I’m new to working with language models and the OpenAI API. I want to predict the most likely words that could finish an incomplete sentence and get their probability scores.
For example, when I give it “My least favourite food is…” I expect complete words like “broccoli” or “spinach”. But instead I get partial tokens like “bro”, “an”, and “spi” which seem to be the beginning parts of longer words.
Here’s my setup function:
import openai
import numpy as np
from math import exp
def fetch_predictions(
prompt_messages,
model_name="gpt-4",
max_response_tokens=500,
temp=0,
stop_sequence=None,
random_seed=456,
include_logprobs=None,
num_top_logprobs=None,
):
request_params = {
"model": model_name,
"messages": prompt_messages,
"max_tokens": max_response_tokens,
"temperature": temp,
"stop": stop_sequence,
"seed": random_seed,
"logprobs": include_logprobs,
"top_logprobs": num_top_logprobs,
}
response = openai_client.chat.completions.create(**request_params)
return response
And here’s how I’m calling it:
test_sentences = [
"Yesterday I went to the",
"My least favorite food is"
]
all_results = []
for phrase in test_sentences:
user_prompt = f"Complete this sentence with one word: {phrase}"

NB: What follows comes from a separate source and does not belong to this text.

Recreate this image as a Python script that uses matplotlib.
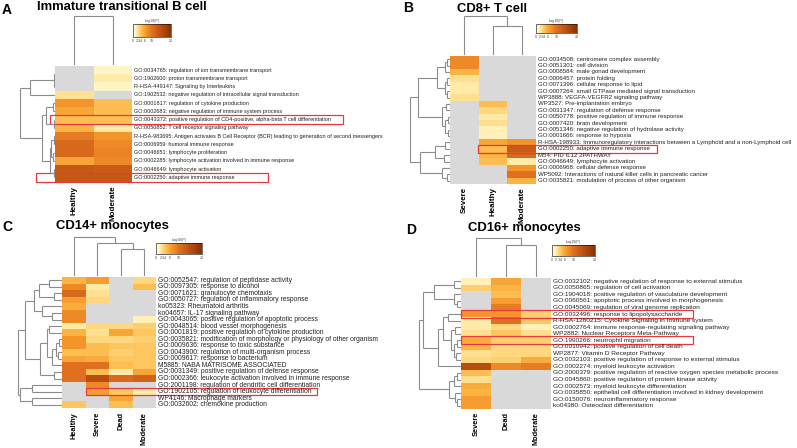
import numpy as np
import matplotlib
matplotlib.use('Agg')
import matplotlib.pyplot as plt
from matplotlib.colors import LinearSegmentedColormap, Normalize
from matplotlib.cm import ScalarMappable
from matplotlib.patches import Rectangle
from matplotlib import transforms

nan = np.nan
plt.rcParams['font.family'] = ['Liberation Sans', 'DejaVu Sans']

# ---------------- data: panel A ----------------
A_TITLE = 'Immature transitional B cell'
A_COLS = ['Healthy', 'Moderate']
A_TERMS = [
    'GO:0034765: regulation of ion transmembrane transport',
    'GO:1902600: proton transmembrane transport',
    'R-HSA-449147: Signaling by Interleukins',
    'GO:1902532: negative regulation of intracellular signal transduction',
    'GO:0001817: regulation of cytokine production',
    'GO:0002683: negative regulation of immune system process',
    'GO:0043372: positive regulation of CD4-positive, alpha-beta T cell differentiation',
    'GO:0050852: T cell receptor signaling pathway',
    'R-HSA-983695: Antigen activates B Cell Receptor (BCR) leading to generation of second messengers',
    'GO:0006959: humoral immune response',
    'GO:0046651: lymphocyte proliferation',
    'GO:0002285: lymphocyte activation involved in immune response',
    'GO:0046649: lymphocyte activation',
    'GO:0002250: adaptive immune response',
]
A_HEALTHY = [nan, nan, nan, 2.5, 7, 6, 4.5, 5, 9, 11, 11, 6, 13.5, 13.5]
A_MODERATE = [1.2, 1.8, 1.2, nan, 4.5, 4.5, 4.5, 2.0, 7, 8, 8.5, 8, 13, 13.5]
A_ROW_TREE = (35, (25, (1, (0.5, 0, 1), 2), 3),
              (13, (9, (2, 4, 5), (1.5, 6, 7)),
               (5, (4, (1, 8, 9), (2, 10, 11)), (1.5, 12, 13))))
A_COL_TREE = (50, 0, 1)
A_MARKED = [6, 13]

# ---------------- data: panel B ----------------
B_TITLE = 'CD8+ T cell'
B_COLS = ['Severe', 'Healthy', 'Moderate']
B_TERMS = [
    'GO:0034508: centromere complex assembly',
    'GO:0051301: cell division',
    'GO:0008584: male gonad development',
    'GO:0006457: protein folding',
    'GO:0071396: cellular response to lipid',
    'GO:0007264: small GTPase mediated signal transduction',
    'WP3888: VEGFA-VEGFR2 signaling pathway',
    'WP3527: Pre-implantation embryo',
    'GO:0031347: regulation of defense response',
    'GO:0050778: positive regulation of immune response',
    'GO:0007420: brain development',
    'GO:0051346: negative regulation of hydrolase activity',
    'GO:0001666: response to hypoxia',
    'R-HSA-198933: Immunoregulatory interactions between a Lymphoid and a non-Lymphoid cell',
    'GO:0002250: adaptive immune response',
    'M54: PID IL12 2PATHWAY',
    'GO:0046649: lymphocyte activation',
    'GO:0006968: cellular defense response',
    'WP5092: Interactions of natural killer cells in pancreatic cancer',
    'GO:0035821: modulation of process of other organism',
]
B_SEVERE = [8, 8, 5, 2.5, 2, 2, 2.5, nan, nan, nan, nan, nan, nan, nan, nan, nan, nan, nan, nan, nan]
B_HEALTHY = [nan, nan, nan, nan, nan, nan, nan, 4.5, 3, 2, 2.5, 1.5, 1.5, 6, 4.5, 5, 4.5, nan, nan, nan]
B_MODERATE = [nan, nan, nan, nan, nan, nan, nan, nan, nan, nan, nan, nan, nan, 7, 13, 11, 2, 7, 10, 5]
B_ROW_TREE = (40, (32, (13, (5, (3, 0, 1), 2), (5, (3, 3, 4), (3, 5, 6))),
                   (8, (4, 7, 8), (5, (2, 9, 10), (2, 11, 12)))),
              (30, (15, (5, 13, 14), (6, 15, 16)), (8, 17, (3, 18, 19))))
B_COL_TREE = (40, 0, (30, 1, 2))
B_MARKED = [14]

# ---------------- data: panel C ----------------
C_TITLE = 'CD14+ monocytes'
C_COLS = ['Healthy', 'Severe', 'Dead', 'Moderate']
C_TERMS = [
    'GO:0052547: regulation of peptidase activity',
    'GO:0097305: response to alcohol',
    'GO:0071621: granulocyte chemotaxis',
    'GO:0050727: regulation of inflammatory response',
    'ko05323: Rheumatoid arthritis',
    'ko04657: IL-17 signaling pathway',
    'GO:0043065: positive regulation of apoptotic process',
    'GO:0048514: blood vessel morphogenesis',
    'GO:0001819: positive regulation of cytokine production',
    'GO:0035821: modification of morphology or physiology of other organism',
    'GO:0009636: response to toxic substance',
    'GO:0043900: regulation of multi-organism process',
    'GO:0009617: response to bacterium',
    'M5885: NABA MATRISOME ASSOCIATED',
    'GO:0031349: positive regulation of defense response',
    'GO:0002366: leukocyte activation involved in immune response',
    'GO:2001198: regulation of dendritic cell differentiation',
    'GO:1902105: regulation of leukocyte differentiation',
    'WP4146: Macrophage markers',
    'GO:0032602: chemokine production',
]
C_HEALTHY = [5, 8, 11, 6.5, 5.5, 8, 8, 2, 5, 7, 7, 4.5, 6, 10, 10, 10, nan, nan, nan, 4]
C_SEVERE = [6.5, 2, 2.5, 3, nan, nan, nan, 3, 2.5, 3, 4.5, 4.5, 5.5, 10, 4.5, 15, 8, 6.5, nan, nan]
C_DEAD = [nan, nan, nan, nan, nan, nan, nan, 3, 6, 3, 4, 3.5, 4, 4.5, 2, 11, nan, 4, 6, 4.5]
C_MODERATE = [3, 4.5, nan, nan, nan, nan, 1.5, 3.5, 4, 3.5, 4, 4, 4, 4, 6, 12, nan, 2, nan, nan]
C_ROW_TREE = (44, (37, (28, (23, (13, 0, 1), (8, 2, 3)), (20, 4, (10, 5, 6))),
                   (22, (15, (13, 7, 8), (10, (6, (3, 9, 10), (4, 11, 12)), 13)),
                    (8, 14, 15))),
              (42, (30, 16, 17), (30, 18, 19)))
C_COL_TREE = (40, 0, (34, 1, (28, 2, 3)))
C_MARKED = [17]

# ---------------- data: panel D ----------------
D_TITLE = 'CD16+ monocytes'
D_COLS = ['Severe', 'Dead', 'Moderate']
D_TERMS = [
    'GO:0032102: negative regulation of response to external stimulus',
    'GO:0050865: regulation of cell activation',
    'GO:1904018: positive regulation of vasculature development',
    'GO:0060561: apoptotic process involved in morphogenesis',
    'GO:0045069: regulation of viral genome replication',
    'GO:0032496: response to lipopolysaccharide',
    'R-HSA-1280215: Cytokine Signaling in Immune system',
    'GO:0002764: immune response-regulating signaling pathway',
    'WP2882: Nuclear Receptors Meta-Pathway',
    'GO:1990266: neutrophil migration',
    'GO:0010942: positive regulation of cell death',
    'WP2877: Vitamin D Receptor Pathway',
    'GO:0032103: positive regulation of response to external stimulus',
    'GO:0002274: myeloid leukocyte activation',
    'GO:2000379: positive regulation of reactive oxygen species metabolic process',
    'GO:0045860: positive regulation of protein kinase activity',
    'GO:0002573: myeloid leukocyte differentiation',
    'GO:0035850: epithelial cell differentiation involved in kidney development',
    'GO:0150076: neuroinflammatory response',
    'ko04380: Osteoclast differentiation',
]
D_SEVERE = [1.5, 3.5, nan, nan, nan, 7, 2, 2, 2.5, 5.5, 5, 2.5, 3, 15, 4.5, 2.5, 5.5, 5, 6.5, 6.5]
D_DEAD = [6, 5, 4.5, 6.5, 9, 7, 10, 3, 4, 3.5, 3, 3, 3.5, 8, nan, nan, nan, nan, nan, nan]
D_MODERATE = [nan, nan, nan, nan, nan, 3.5, 4, 1.5, 2.5, 3.5, 3, 3, 5.5, 9, nan, nan, nan, nan, nan, nan]
D_ROW_TREE = (42, (38, (27, (7, 0, 1), (7, 2, (4, 3, 4))),
                   (23, (18, (13, 5, 6), (10, (6, 7, 8), (7, (4, 9, 10), (5, 11, 12)))), 13)),
              (12, (7, (4, 14, 15), 16), (6, 17, (4, 18, 19))))
D_COL_TREE = (40, 0, (33, 1, 2))
D_MARKED = [5, 9]

# ---------------- style ----------------
W, H = 797, 448
CMAP = LinearSegmentedColormap.from_list('mscape', [
    (0.0, '#FFFFF2'), (0.08, '#FFF0B5'), (0.15, '#FFD77E'), (0.25, '#FBB443'),
    (0.35, '#F3952A'), (0.5, '#E07020'), (0.75, '#B84E10'), (1.0, '#8A3200')])
CMAP.set_bad('#D9D9D9')
NORM = Normalize(0, 20)
LINE = '#8C8C8C'
RED = '#E8393E'


def px_rect(left, top, right, bottom):
    return [left / W, 1 - bottom / H, (right - left) / W, (bottom - top) / H]


def draw_tree(ax, node, orient):
    if isinstance(node, int):
        return node + 0.5, 0.0
    h, left, right = node
    p1, h1 = draw_tree(ax, left, orient)
    p2, h2 = draw_tree(ax, right, orient)
    for pa, ha, pb, hb in [(p1, h1, p1, h), (p1, h, p2, h), (p2, h2, p2, h)]:
        if orient == 'row':
            ax.plot([ha, hb], [pa, pb], color=LINE, lw=0.8, solid_capstyle='butt')
        else:
            ax.plot([pa, pb], [ha, hb], color=LINE, lw=0.8, solid_capstyle='butt')
    return (p1 + p2) / 2, h


def draw_panel(fig, letter, title, cols, terms, values, row_tree, col_tree, marked, lay):
    left, top, right, bottom = lay['heat']
    nrow, ncol = values.shape
    ax = fig.add_axes(px_rect(left, top, right, bottom))
    ax.pcolormesh(np.ma.masked_invalid(values), cmap=CMAP, norm=NORM)
    ax.set_xlim(0, ncol)
    ax.set_ylim(nrow, 0)
    ax.axis('off')

    # row dendrogram
    rh = row_tree[0]
    rax = fig.add_axes(px_rect(left - rh - 1, top, left, bottom))
    draw_tree(rax, row_tree, 'row')
    rax.set_xlim(rh + 1, 0)
    rax.set_ylim(nrow, 0)
    rax.axis('off')

    # column dendrogram
    ch = col_tree[0]
    cax = fig.add_axes(px_rect(left, top - ch - 1, right, top - 1))
    draw_tree(cax, col_tree, 'col')
    cax.set_xlim(0, ncol)
    cax.set_ylim(0, ch + 1)
    cax.axis('off')

    # row labels, font fitted to the measured width of one reference label
    texts = [ax.annotate(t, (ncol, i + 0.5), xytext=(1.2, 0), textcoords='offset points',
                         va='center', ha='left', fontsize=5, color='#222222',
                         annotation_clip=False)
             for i, t in enumerate(terms)]
    ref, target = lay['fit']
    rend = fig.canvas.get_renderer()
    w = texts[ref].get_window_extent(rend).width
    for t in texts:
        t.set_fontsize(5 * target / w)

    # column labels
    for j, c in enumerate(cols):
        ax.annotate(c, (j + 0.5, nrow), xytext=(0, -lay['lab_gap']), textcoords='offset pixels',
                    rotation=90, ha='center', va='top', fontsize=lay['lab_size'],
                    fontweight='bold', annotation_clip=False)

    # marked terms
    trans = transforms.blended_transform_factory(fig.transFigure, ax.transData)
    for r, (x0, x1) in zip(marked, lay['boxes']):
        ax.add_patch(Rectangle((x0 / W, r - 0.08), (x1 - x0) / W, 1.16, fill=False,
                               ec=RED, lw=0.9, transform=trans, clip_on=False))

    # colour key
    bl, bt, br, bb = lay['key']
    kax = fig.add_axes(px_rect(bl, bt, br, bb))
    cb = fig.colorbar(ScalarMappable(norm=NORM, cmap=CMAP), cax=kax, orientation='horizontal')
    cb.set_ticks([0, 2, 3, 4, 6, 10, 20])
    kax.tick_params(labelsize=2.6, length=1, width=0.3, pad=0.6, colors='#444444')
    cb.outline.set_linewidth(0.4)
    kax.set_title('-log10(P)', fontsize=2.6, pad=1.2, color='#444444')

    # titles
    lx, ly = lay['letter']
    fig.text(lx / W, 1 - ly / H, letter, fontsize=10, fontweight='bold', va='center', ha='left')
    tx, ty = lay['title']
    fig.text(tx / W, 1 - ty / H, title, fontsize=9.4, fontweight='bold', va='center', ha='left')


fig = plt.figure(figsize=(W / 100, H / 100), dpi=100)

draw_panel(fig, 'A', A_TITLE, A_COLS, A_TERMS, np.array([A_HEALTHY, A_MODERATE]).T,
           A_ROW_TREE, A_COL_TREE, A_MARKED,
           {'heat': (55, 66, 132, 181.5), 'fit': (13, 103), 'lab_gap': 4, 'lab_size': 5.8,
            'boxes': [(50, 343), (36, 268)], 'key': (133, 24, 171, 37),
            'letter': (2, 10), 'title': (37, 7.5)})

draw_panel(fig, 'B', B_TITLE, B_COLS, B_TERMS, np.array([B_SEVERE, B_HEALTHY, B_MODERATE]).T,
           B_ROW_TREE, B_COL_TREE, B_MARKED,
           {'heat': (450, 56, 536, 184), 'fit': (19, 151), 'lab_gap': 3, 'lab_size': 5.8,
            'boxes': [(478, 657)], 'key': (536, 24, 577, 33),
            'letter': (403, 8), 'title': (457, 8.5)})

draw_panel(fig, 'C', C_TITLE, C_COLS, C_TERMS,
           np.array([C_HEALTHY, C_SEVERE, C_DEAD, C_MODERATE]).T,
           C_ROW_TREE, C_COL_TREE, C_MARKED,
           {'heat': (62, 277, 156, 408), 'fit': (9, 222), 'lab_gap': 4, 'lab_size': 5.3,
            'boxes': [(86, 317)], 'key': (156, 243, 202, 254),
            'letter': (2, 227), 'title': (56, 226)})

draw_panel(fig, 'D', D_TITLE, D_COLS, D_TERMS, np.array([D_SEVERE, D_DEAD, D_MODERATE]).T,
           D_ROW_TREE, D_COL_TREE, D_MARKED,
           {'heat': (461, 278, 551, 409), 'fit': (14, 228), 'lab_gap': 3, 'lab_size': 5.3,
            'boxes': [(461, 693), (461, 693)], 'key': (552, 245, 595, 256),
            'letter': (406, 230), 'title': (468, 228)})

fig.savefig('out.png', dpi=100, facecolor='white')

api_result = fetch_predictions(
[{"role": "user", "content": user_prompt}],
model_name="gpt-4",
include_logprobs=True,
num_top_logprobs=3,
)
for top_token in api_result.choices[0].logprobs.content[0].top_logprobs:
entry = [phrase, top_token.token, top_token.logprob, np.exp(top_token.logprob) * 100]
all_results.append(entry)
Why am I getting word fragments instead of complete words? Is there a way to make it return full words with their probabilities? I’ve tried different prompts but keep getting the same issue.